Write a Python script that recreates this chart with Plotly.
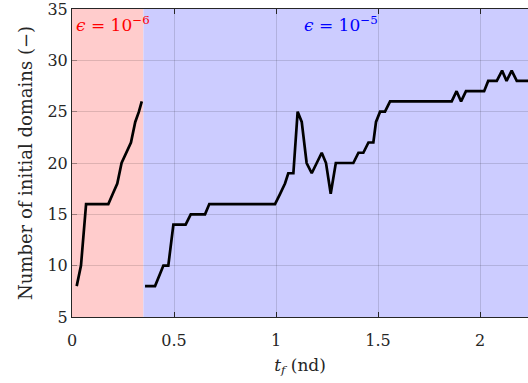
import plotly.graph_objects as go

# red region (eps = 1e-6)
t_red = [0.023, 0.044, 0.069, 0.09, 0.11, 0.13, 0.155, 0.178, 0.2, 0.222, 0.243, 0.267, 0.289, 0.31, 0.328, 0.342]
n_red = [8, 10, 16, 16, 16, 16, 16, 16, 17, 18, 20, 21, 22, 24, 25, 26]

# blue region (eps = 1e-5)
t_blue = [0.358, 0.407, 0.448, 0.472, 0.497, 0.557, 0.582, 0.652, 0.673, 0.995, 1.02, 1.044,
          1.06, 1.085, 1.106, 1.126, 1.15, 1.175, 1.224, 1.245, 1.268, 1.293, 1.379, 1.404,
          1.428, 1.453, 1.477, 1.49, 1.51, 1.534, 1.559, 1.861, 1.885, 1.907, 1.931, 2.02,
          2.04, 2.082, 2.108, 2.13, 2.155, 2.18, 2.24]
n_blue = [8, 8, 10, 10, 14, 14, 15, 15, 16, 16, 17, 18,
          19, 19, 25, 24, 20, 19, 21, 20, 17, 20, 20, 21,
          21, 22, 22, 24, 25, 25, 26, 26, 27, 26, 27, 27,
          28, 28, 29, 28, 29, 28, 28]

x_ticks = [0, 0.5, 1, 1.5, 2]
x_tick_labels = ["0", "0.5", "1", "1.5", "2"]
y_ticks = [5, 10, 15, 20, 25, 30, 35]

eps_split = 0.35
x_max = 2.235

font_family = "DejaVu Serif"

fig = go.Figure()
fig.add_trace(go.Scatter(x=t_red, y=n_red, mode="lines",
                         line=dict(color="black", width=2.7), showlegend=False))
fig.add_trace(go.Scatter(x=t_blue, y=n_blue, mode="lines",
                         line=dict(color="black", width=2.7), showlegend=False))

fig.add_shape(type="rect", xref="x", yref="paper", x0=0, x1=eps_split, y0=0, y1=1,
              fillcolor="rgb(255,204,204)", line=dict(width=0), layer="below")
fig.add_shape(type="rect", xref="x", yref="paper", x0=eps_split, x1=x_max, y0=0, y1=1,
              fillcolor="rgb(204,204,255)", line=dict(width=0), layer="below")

fig.add_annotation(x=0.012, y=33.5, xref="x", yref="y", text="<i>ϵ</i> = 10<sup>−6</sup>",
                   showarrow=False, xanchor="left", yanchor="middle",
                   font=dict(color="rgb(255,0,0)", size=17, family=font_family))
fig.add_annotation(x=1.125, y=33.5, xref="x", yref="y", text="<i>ϵ</i> = 10<sup>−5</sup>",
                   showarrow=False, xanchor="left", yanchor="middle",
                   font=dict(color="rgb(0,0,255)", size=17, family=font_family))

fig.update_layout(
    width=528, height=383,
    margin=dict(l=72, r=0, t=7, b=66),
    paper_bgcolor="white", plot_bgcolor="rgba(0,0,0,0)",
    font=dict(family=font_family, size=16, color="rgb(38,38,38)"),
)
fig.update_xaxes(range=[0, x_max], tickvals=x_ticks, ticktext=x_tick_labels,
                 showgrid=True, gridcolor="rgba(0,0,0,0.13)", gridwidth=1,
                 showline=True, linecolor="rgb(38,38,38)", linewidth=1, mirror="ticks",
                 ticks="inside", ticklen=5, tickcolor="rgb(38,38,38)",
                 zeroline=False, tickfont=dict(size=16, family=font_family),
                 ticklabelstandoff=9,
                 title=dict(text="<i>t<sub>f</sub></i> (nd)", standoff=9,
                            font=dict(size=17, family=font_family)))
fig.update_yaxes(range=[4.99, 35.01], tickvals=y_ticks,
                 showgrid=True, gridcolor="rgba(0,0,0,0.13)", gridwidth=1,
                 showline=True, linecolor="rgb(38,38,38)", linewidth=1,
                 ticks="inside", ticklen=5, tickcolor="rgba(0,0,0,0.3)",
                 zeroline=False, tickfont=dict(size=16, family=font_family),
                 ticklabeloverflow="allow",
                 title=dict(text="Number of initial domains (−)", standoff=10,
                            font=dict(size=18, family=font_family)))

fig.write_html("out.html")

• • • • •

Brief: Omit any images, then output the listing exactly.

Result below:
Write a Python script that recreates this chart with Plotly.
import plotly.graph_objects as go

# red region (eps = 1e-6)
t_red = [0.023, 0.044, 0.069, 0.09, 0.11, 0.13, 0.155, 0.178, 0.2, 0.222, 0.243, 0.267, 0.289, 0.31, 0.328, 0.342]
n_red = [8, 10, 16, 16, 16, 16, 16, 16, 17, 18, 20, 21, 22, 24, 25, 26]

# blue region (eps = 1e-5)
t_blue = [0.358, 0.407, 0.448, 0.472, 0.497, 0.557, 0.582, 0.652, 0.673, 0.995, 1.02, 1.044,
          1.06, 1.085, 1.106, 1.126, 1.15, 1.175, 1.224, 1.245, 1.268, 1.293, 1.379, 1.404,
          1.428, 1.453, 1.477, 1.49, 1.51, 1.534, 1.559, 1.861, 1.885, 1.907, 1.931, 2.02,
          2.04, 2.082, 2.108, 2.13, 2.155, 2.18, 2.24]
n_blue = [8, 8, 10, 10, 14, 14, 15, 15, 16, 16, 17, 18,
          19, 19, 25, 24, 20, 19, 21, 20, 17, 20, 20, 21,
          21, 22, 22, 24, 25, 25, 26, 26, 27, 26, 27, 27,
          28, 28, 29, 28, 29, 28, 28]

x_ticks = [0, 0.5, 1, 1.5, 2]
x_tick_labels = ["0", "0.5", "1", "1.5", "2"]
y_ticks = [5, 10, 15, 20, 25, 30, 35]

eps_split = 0.35
x_max = 2.235

font_family = "DejaVu Serif"

fig = go.Figure()
fig.add_trace(go.Scatter(x=t_red, y=n_red, mode="lines",
                         line=dict(color="black", width=2.7), showlegend=False))
fig.add_trace(go.Scatter(x=t_blue, y=n_blue, mode="lines",
                         line=dict(color="black", width=2.7), showlegend=False))

fig.add_shape(type="rect", xref="x", yref="paper", x0=0, x1=eps_split, y0=0, y1=1,
              fillcolor="rgb(255,204,204)", line=dict(width=0), layer="below")
fig.add_shape(type="rect", xref="x", yref="paper", x0=eps_split, x1=x_max, y0=0, y1=1,
              fillcolor="rgb(204,204,255)", line=dict(width=0), layer="below")

fig.add_annotation(x=0.012, y=33.5, xref="x", yref="y", text="<i>ϵ</i> = 10<sup>−6</sup>",
                   showarrow=False, xanchor="left", yanchor="middle",
                   font=dict(color="rgb(255,0,0)", size=17, family=font_family))
fig.add_annotation(x=1.125, y=33.5, xref="x", yref="y", text="<i>ϵ</i> = 10<sup>−5</sup>",
                   showarrow=False, xanchor="left", yanchor="middle",
                   font=dict(color="rgb(0,0,255)", size=17, family=font_family))

fig.update_layout(
    width=528, height=383,
    margin=dict(l=72, r=0, t=7, b=66),
    paper_bgcolor="white", plot_bgcolor="rgba(0,0,0,0)",
    font=dict(family=font_family, size=16, color="rgb(38,38,38)"),
)
fig.update_xaxes(range=[0, x_max], tickvals=x_ticks, ticktext=x_tick_labels,
                 showgrid=True, gridcolor="rgba(0,0,0,0.13)", gridwidth=1,
                 showline=True, linecolor="rgb(38,38,38)", linewidth=1, mirror="ticks",
                 ticks="inside", ticklen=5, tickcolor="rgb(38,38,38)",
                 zeroline=False, tickfont=dict(size=16, family=font_family),
                 ticklabelstandoff=9,
                 title=dict(text="<i>t<sub>f</sub></i> (nd)", standoff=9,
                            font=dict(size=17, family=font_family)))
fig.update_yaxes(range=[4.99, 35.01], tickvals=y_ticks,
                 showgrid=True, gridcolor="rgba(0,0,0,0.13)", gridwidth=1,
                 showline=True, linecolor="rgb(38,38,38)", linewidth=1,
                 ticks="inside", ticklen=5, tickcolor="rgba(0,0,0,0.3)",
                 zeroline=False, tickfont=dict(size=16, family=font_family),
                 ticklabeloverflow="allow",
                 title=dict(text="Number of initial domains (−)", standoff=10,
                            font=dict(size=18, family=font_family)))

fig.write_html("out.html")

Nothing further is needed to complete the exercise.